En entreprise, on bute sur les mêmes questions. Parce qu’on ne comprend pas ni ne décrit correctement les problèmes. Partant, les mêmes écueils de rendement sur l’activité et sur les affaires resurgissent, qui nous font revenir sur les mêmes sujets. On se contraint soi-même, par la langue d’usage à cet égard. Ce qui ne suppose pas qu’on doive redéfinir les mots, chaque fois qu’un dysfonctionnement est noté dans la gestion de l’activité et les affaires. Cela suppose, que l’on pourrait construire, depuis des mots convenus, d’autres idées, en évitant le simplisme des “identique”, “vrai”, “faux” et “possible”, pour aller vers d’autres solutions, par la construction d’idées neuves en matière de modes, méthodes et pratiques de management. Cela permettrait de venir à bout des problèmes usuels, et de passer à des niveaux supérieurs d’organisation du système de service amélioré au marché qu’impose la mission de l’entreprise.

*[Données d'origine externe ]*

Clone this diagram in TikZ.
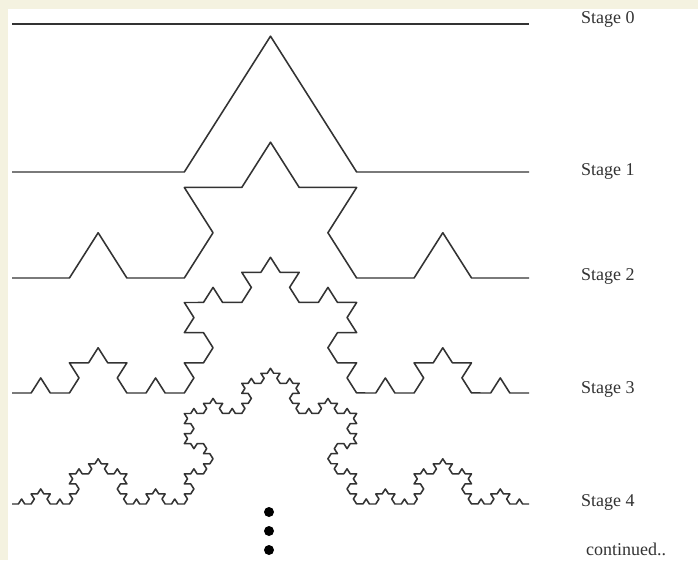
\documentclass[tikz,border=0pt]{standalone}
\usepackage{fontspec}
\setmainfont{Liberation Serif}
\usepackage{xcolor}
\definecolor{paper}{HTML}{F4F2E0}
\definecolor{ink}{HTML}{333333}
\usetikzlibrary{decorations.fractals}

\begin{document}
\begin{tikzpicture}[
  x=1pt,y=-1pt,
  kochline/.style={draw=ink,line width=1.6pt,line join=round,decoration=Koch snowflake},
  stagelabel/.style={anchor=west,inner sep=0pt,text=ink,font=\fontsize{18}{18}\selectfont},
  contdot/.style={circle,fill=black,inner sep=0pt,minimum size=10pt}
]

% page with the cream edge
\fill[paper] (0,0) rectangle (698,560);
\fill[white] (8,9) rectangle (698,560);
\useasboundingbox (0,0) rectangle (698,560);

% the five stages, squashed a little in height as in the book
\begin{scope}[transform canvas={yscale=0.91}]
  \path[kochline] (12,{24/0.91}) -- (529,{24/0.91});
  \path[kochline] decorate{ (12,{172/0.91}) -- (529,{172/0.91}) };
  \path[kochline] decorate{ decorate{ (12,{278/0.91}) -- (529,{278/0.91}) } };
  \path[kochline] decorate{ decorate{ decorate{ (12,{393/0.91}) -- (529,{393/0.91}) } } };
  \path[kochline] decorate{ decorate{ decorate{ decorate{ (12,{504/0.91}) -- (529,{504/0.91}) } } } };
\end{scope}

\node[stagelabel] (s0) at (581,19)  {Stage 0};
\node[stagelabel] (s1) at (581,171) {Stage 1};
\node[stagelabel] (s2) at (581,276) {Stage 2};
\node[stagelabel] (s3) at (581,389) {Stage 3};
\node[stagelabel] (s4) at (581,502) {Stage 4};
\node[stagelabel] (cont) at (586,549) {continued..};

\node[contdot] (d1) at (269,512) {};
\node[contdot] (d2) at (269,531) {};
\node[contdot] (d3) at (269,550) {};

\end{tikzpicture}
\end{document}
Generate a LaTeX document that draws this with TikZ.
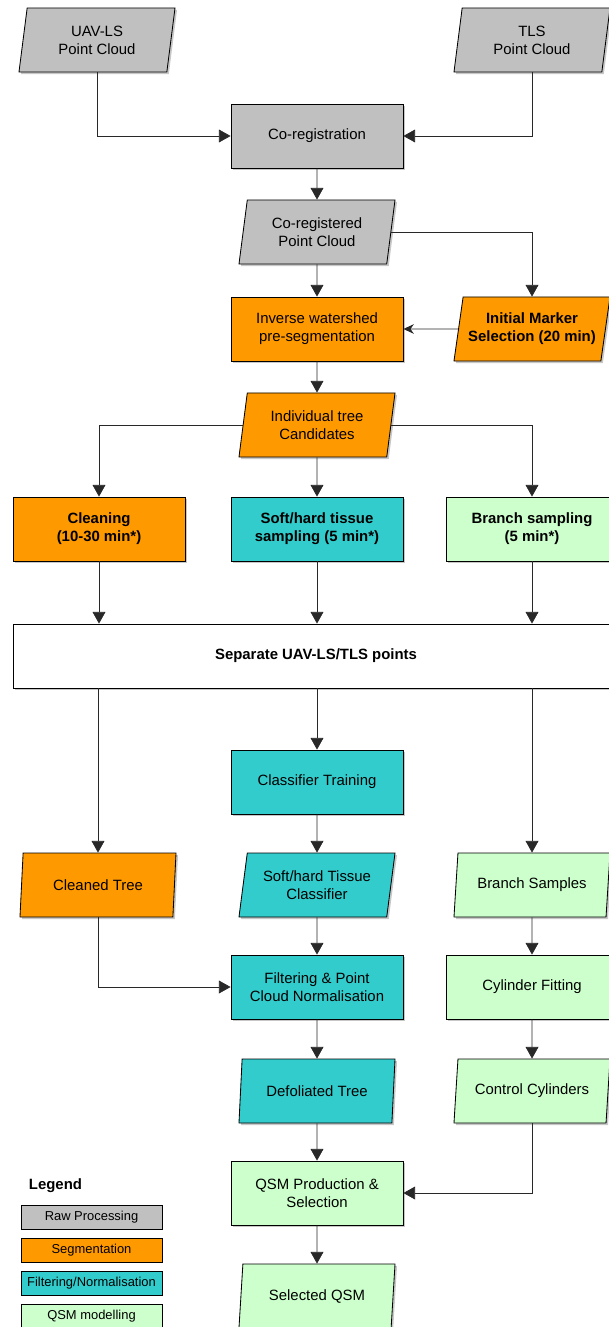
\documentclass[tikz,border=0pt]{standalone}
\usepackage{fontspec}
\setmainfont{Liberation Sans}
\usepackage{tikz}
\usetikzlibrary{positioning,arrows.meta,shapes.geometric,shadows}
\definecolor{RawGray}{RGB}{192,192,192}
\definecolor{SegOrange}{RGB}{255,153,0}
\definecolor{FiltTeal}{RGB}{51,204,204}
\definecolor{QsmGreen}{RGB}{204,255,204}
\definecolor{LineGray}{RGB}{40,40,40}
\tikzset{
  softshadow/.style={
    drop shadow={shadow xshift=0.05cm,shadow yshift=-0.05cm,fill=black,opacity=0.22}
  },
  procbox/.style={
    draw=black,
    line width=0.6pt,
    softshadow,
    minimum width=4.3cm,
    minimum height=1.6cm,
    inner sep=0pt,
    align=center,
    font=\fontsize{10.6}{12.8}\selectfont
  },
  databox/.style={
    procbox,
    trapezium,
    trapezium left angle=74,
    trapezium right angle=106,
    trapezium stretches body,
    minimum width=3.9cm
  },
  legendbox/.style={
    draw=black,
    line width=0.6pt,
    minimum width=3.525cm,
    minimum height=0.6cm,
    inner sep=0pt,
    font=\fontsize{9.2}{11}\selectfont
  },
  flowarrow/.style={-{Triangle[length=0.29cm,width=0.32cm]},line width=0.5pt,draw=LineGray},
  thinarrow/.style={-{Stealth[length=0.26cm,width=0.24cm]},line width=0.5pt,draw=LineGray},
  flowline/.style={line width=0.5pt,draw=LineGray}
}
\begin{document}
\begin{tikzpicture}[x=0.025cm,y=-0.025cm]
  \useasboundingbox (0,0) rectangle (608,1327);

  % raw processing
  \node[databox,fill=RawGray] (uav) at (97,40) {UAV-LS\\Point Cloud};
  \node[databox,fill=RawGray] (tls) at (532,40) {TLS\\Point Cloud};
  \node[procbox,fill=RawGray] (coreg) at (317,136) {Co-registration};
  \node[databox,fill=RawGray] (coregpc) at (317,232) {Co-registered\\Point Cloud};

  % segmentation
  \node[procbox,fill=SegOrange] (invws) at (317,329) {Inverse watershed\\pre-segmentation};
  \node[databox,fill=SegOrange,font=\fontsize{10.6}{12.8}\selectfont\bfseries] (marker) at (532,329) {Initial Marker\\Selection (20 min)};
  \node[databox,fill=SegOrange] (cand) at (317,425) {Individual tree\\Candidates};

  \node[procbox,fill=SegOrange,font=\fontsize{10.6}{12.8}\selectfont\bfseries] (clean) at (99,529) {Cleaning\\(10-30 min*)};
  \node[procbox,fill=FiltTeal,font=\fontsize{10.6}{12.8}\selectfont\bfseries] (soft) at (317,529) {Soft/hard tissue\\sampling (5 min*)};
  \node[procbox,fill=QsmGreen,font=\fontsize{10.6}{12.8}\selectfont\bfseries] (branch) at (532,529) {Branch sampling\\(5 min*)};

  \node[procbox,fill=white,minimum width=15.15cm,font=\fontsize{10.6}{12.8}\selectfont\bfseries] (sep) at (316,656) {Separate UAV-LS/TLS points};

  % branches after separation
  \node[procbox,fill=FiltTeal] (train) at (317,782) {Classifier Training};
  \node[databox,fill=SegOrange] (cleaned) at (98,885) {Cleaned Tree};
  \node[databox,fill=FiltTeal] (classif) at (317,885) {Soft/hard Tissue\\Classifier};
  \node[databox,fill=QsmGreen] (bsamp) at (532,885) {Branch Samples};
  \node[procbox,fill=FiltTeal] (filt) at (317,987) {Filtering \& Point\\Cloud Normalisation};
  \node[procbox,fill=QsmGreen] (cylfit) at (532,987) {Cylinder Fitting};
  \node[databox,fill=FiltTeal] (defol) at (317,1091) {Defoliated Tree};
  \node[databox,fill=QsmGreen] (ctrl) at (532,1091) {Control Cylinders};
  \node[procbox,fill=QsmGreen] (qsm) at (317,1193) {QSM Production \&\\Selection};
  \node[databox,fill=QsmGreen] (selqsm) at (317,1296) {Selected QSM};

  % legend
  \node[anchor=west,font=\fontsize{10.6}{12.8}\selectfont\bfseries] (legtitle) at (24,1186) {Legend};
  \node[legendbox,fill=RawGray] (legraw) at (91.5,1217) {Raw Processing};
  \node[legendbox,fill=SegOrange] (legseg) at (91.5,1250) {Segmentation};
  \node[legendbox,fill=FiltTeal] (legfilt) at (91.5,1283.5) {Filtering/Normalisation};
  \node[legendbox,fill=QsmGreen] (legqsm) at (91.5,1316) {QSM modelling};

  % connectors
  \draw[flowarrow] (uav.south) |- (coreg.west);
  \draw[flowarrow] (tls.south) |- (coreg.east);
  \draw[flowarrow] (coreg) -- (coregpc);
  \draw[flowarrow] (coregpc.east) -| (marker.north);
  \draw[flowarrow] (coregpc) -- (invws);
  \draw[thinarrow] (marker.west) -- (invws.east);
  \draw[flowarrow] (invws) -- (cand);
  \draw[flowarrow] (cand.west) -| (clean.north);
  \draw[flowarrow] (cand) -- (soft);
  \draw[flowarrow] (cand.east) -| (branch.north);
  \draw[flowarrow] (clean.south) -- (clean.south |- sep.north);
  \draw[flowarrow] (soft.south) -- (soft.south |- sep.north);
  \draw[flowarrow] (branch.south) -- (branch.south |- sep.north);
  \draw[flowarrow] (cleaned.north |- sep.south) -- (cleaned.north);
  \draw[flowarrow] (train.north |- sep.south) -- (train.north);
  \draw[flowarrow] (bsamp.north |- sep.south) -- (bsamp.north);
  \draw[flowarrow] (train) -- (classif);
  \draw[flowarrow] (classif) -- (filt);
  \draw[flowarrow] (cleaned.south) |- (filt.west);
  \draw[flowarrow] (bsamp) -- (cylfit);
  \draw[flowarrow] (filt) -- (defol);
  \draw[flowarrow] (cylfit) -- (ctrl);
  \draw[flowarrow] (defol) -- (qsm);
  \draw[flowarrow] (ctrl.south) |- (qsm.east);
  \draw[flowarrow] (qsm) -- (selqsm);
\end{tikzpicture}
\end{document}
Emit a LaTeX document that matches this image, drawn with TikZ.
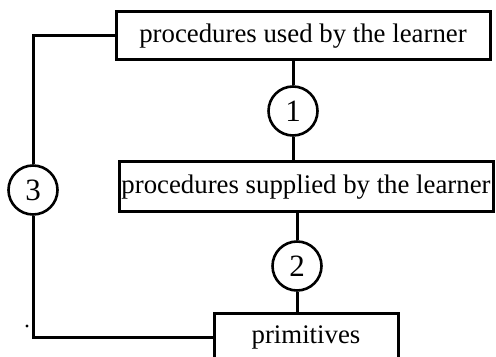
\documentclass[tikz,border=0pt]{standalone}
\usepackage{fontspec}
\setmainfont{Liberation Serif}
\usepackage{tikz}

\begin{document}
\begin{tikzpicture}[x=0.5pt,y=-0.5pt,
    procbox/.style={draw,line width=1.5pt,minimum height=24pt,inner sep=0pt,
      font=\fontsize{13.4}{15}\selectfont},
    stage/.style={draw,circle,line width=1.3pt,minimum size=24.5pt,inner sep=0pt,
      font=\fontsize{15.5}{17}\selectfont},
    link/.style={line width=1.5pt}]
    \useasboundingbox (0,0) rectangle (496,357);
    \node[procbox,minimum width=187pt] (used) at (303,36) {procedures used by the learner};
    \node[procbox,minimum width=187pt,minimum height=25pt] (supplied) at (306,187) {procedures supplied by the learner};
    \node[procbox,minimum width=92pt] (prim) at (306,337) {primitives};
    \node[stage] (one) at (293,111) {1};
    \node[stage] (two) at (297,266) {2};
    \node[stage] (three) at (33,190) {3};
    \draw[link] (one.north) -- (one.north |- used.south);
    \draw[link] (one.south) -- (one.south |- supplied.north);
    \draw[link] (two.north) -- (two.north |- supplied.south);
    \draw[link] (two.south) -- (two.south |- prim.north);
    \draw[link] (used.west) -| (three.north);
    \draw[link] (three.south) |- (prim.west);
    \fill (27,326) circle (0.8pt);
\end{tikzpicture}
\end{document}
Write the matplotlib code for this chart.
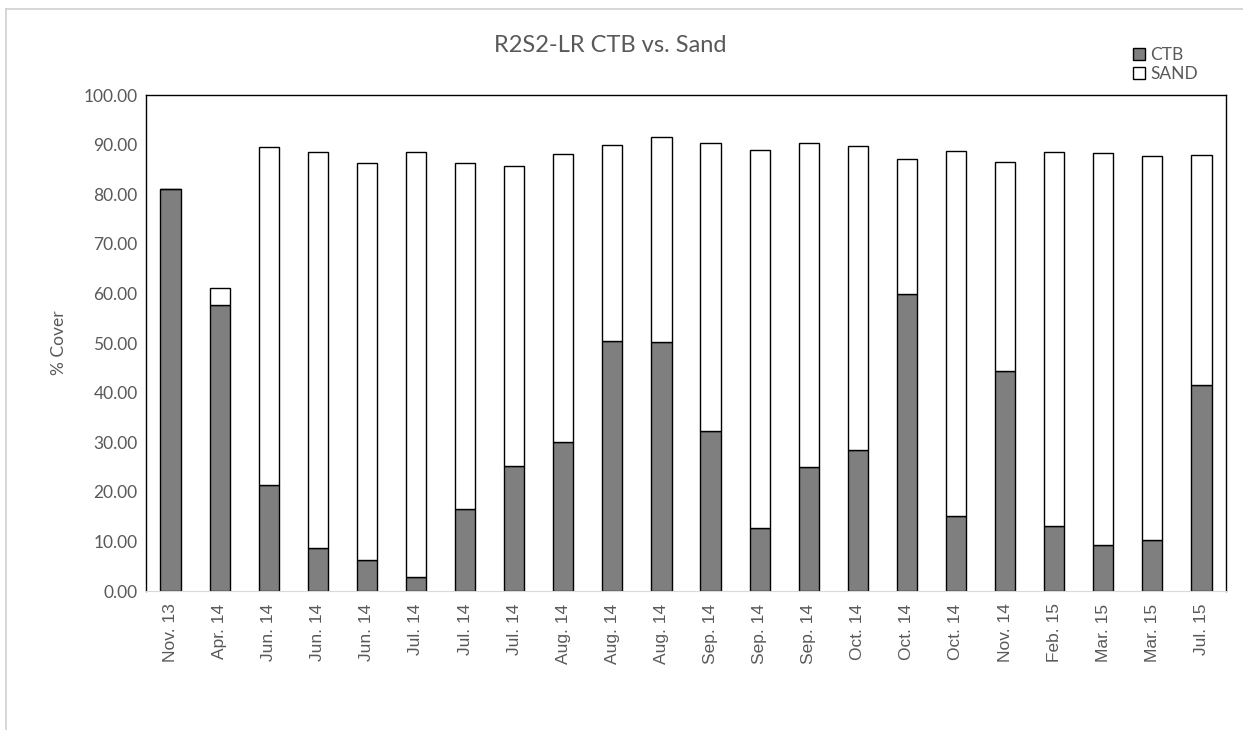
import matplotlib
matplotlib.use("Agg")
import matplotlib.pyplot as plt
import numpy as np
from matplotlib.lines import Line2D

dates = ["Nov. 13", "Apr. 14", "Jun. 14", "Jun. 14", "Jun. 14", "Jul. 14", "Jul. 14",
         "Jul. 14", "Aug. 14", "Aug. 14", "Aug. 14", "Sep. 14", "Sep. 14", "Sep. 14",
         "Oct. 14", "Oct. 14", "Oct. 14", "Nov. 14", "Feb. 15", "Mar. 15", "Mar. 15", "Jul. 15"]
ctb = [81.1, 57.7, 21.4, 8.7, 6.2, 2.8, 16.5, 25.2, 30.0, 50.5, 50.3, 32.2,
       12.8, 24.9, 28.5, 59.8, 15.1, 44.3, 13.1, 9.2, 10.3, 41.6]
total = [81.1, 61.0, 89.5, 88.6, 86.2, 88.6, 86.3, 85.7, 88.1, 89.9, 91.6, 90.3,
         89.0, 90.4, 89.7, 87.0, 88.7, 86.4, 88.6, 88.3, 87.7, 88.0]
sand = [t - c for t, c in zip(total, ctb)]

txt = "#595959"
W, H = 1243, 730
fig = plt.figure(figsize=(W / 100, H / 100), dpi=100)
ax = fig.add_axes([146 / W, 1 - 591 / H, (1226 - 146) / W, (591 - 95) / H])

x = np.arange(len(dates))
ax.bar(x, ctb, width=0.41, color="#7f7f7f", edgecolor="black", linewidth=1.0, label="CTB")
ax.bar(x, sand, width=0.41, bottom=ctb, color="white", edgecolor="black", linewidth=1.0, label="SAND")

ax.set_xlim(-0.5, len(dates) - 0.5)
ax.set_ylim(0, 100)
ax.set_yticks(np.arange(0, 101, 10))
ax.set_yticklabels(["%.2f" % v for v in np.arange(0, 101, 10)], fontfamily="Lato", fontsize=12.5, color=txt)
ax.set_xticks(x)
ax.set_xticklabels(dates, rotation=90, fontfamily="Liberation Sans", fontsize=12.5, color=txt)
ax.tick_params(length=0, pad=6)
ax.tick_params(axis="x", pad=9)
for s in ["left", "top", "right"]:
    ax.spines[s].set_color("black")
    ax.spines[s].set_linewidth(1.0)
ax.spines["bottom"].set_color("#d9d9d9")

ax.set_ylabel("% Cover", fontfamily="Lato", fontsize=12.5, color=txt, labelpad=12)
fig.text(610 / W, 1 - 45 / H, "R2S2-LR CTB vs. Sand", ha="center", va="center",
         fontfamily="Lato", fontsize=17, color=txt)

leg = fig.legend(loc="upper left", bbox_to_anchor=(1124 / W, 1 - 38 / H), frameon=False,
                 prop={"family": "Lato", "size": 12.5}, handlelength=0.7, handleheight=0.7,
                 handletextpad=0.3, labelspacing=0.2, borderpad=0)
for t in leg.get_texts():
    t.set_color(txt)

# light outer border (left and top edges)
fig.lines.append(Line2D([6 / W, 6 / W], [0, 1 - 9 / H], transform=fig.transFigure,
                        color="#d0d0d0", linewidth=1.2))
fig.lines.append(Line2D([6 / W, 1], [1 - 9 / H, 1 - 9 / H], transform=fig.transFigure,
                        color="#d0d0d0", linewidth=1.2))

fig.savefig("out.png", dpi=100)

On a tendance, pour faire plus vite (comme si cela était plus économique), à tenir pour “problèmes” les symptômes, au lieu des causes de dysfonctionnement de l’entreprise. Ce qui tient de la mécompréhension du cycle cause-effet-impact, où le “symptôme” est ce qui retient l’attention de l’observateur. En fait, faire moins vite, et plus sagement, ce qui doit être fait, imposerait de comprendre et décrire correctement ce qui explique l’ordre des dysfonctionnements dans l’entreprise, pour trouver des solutions propices au règlement de leurs “causes”. Ce qui n’exigerait pas tant de redéfinir les termes (mots) du management, que de recomposer la langue de celui-ci, par la formulation de concepts, notions et idées autres que conventionnels.
Mais voilà, la course au résultat trimestriel, vite ficelé, qui évite les sorties comptables immédiates, fait oublier que les reports de règlement final des “problèmes” de fonctionnement dans l’entreprise se paient en augmentation de charges d’exploitation sur les exercices suivants. Ce qui demeure “identique”, en management, c’est l’incapacité à se doter d’une langue nouvelle, à compter de “maux” compris et décrits plus correctement.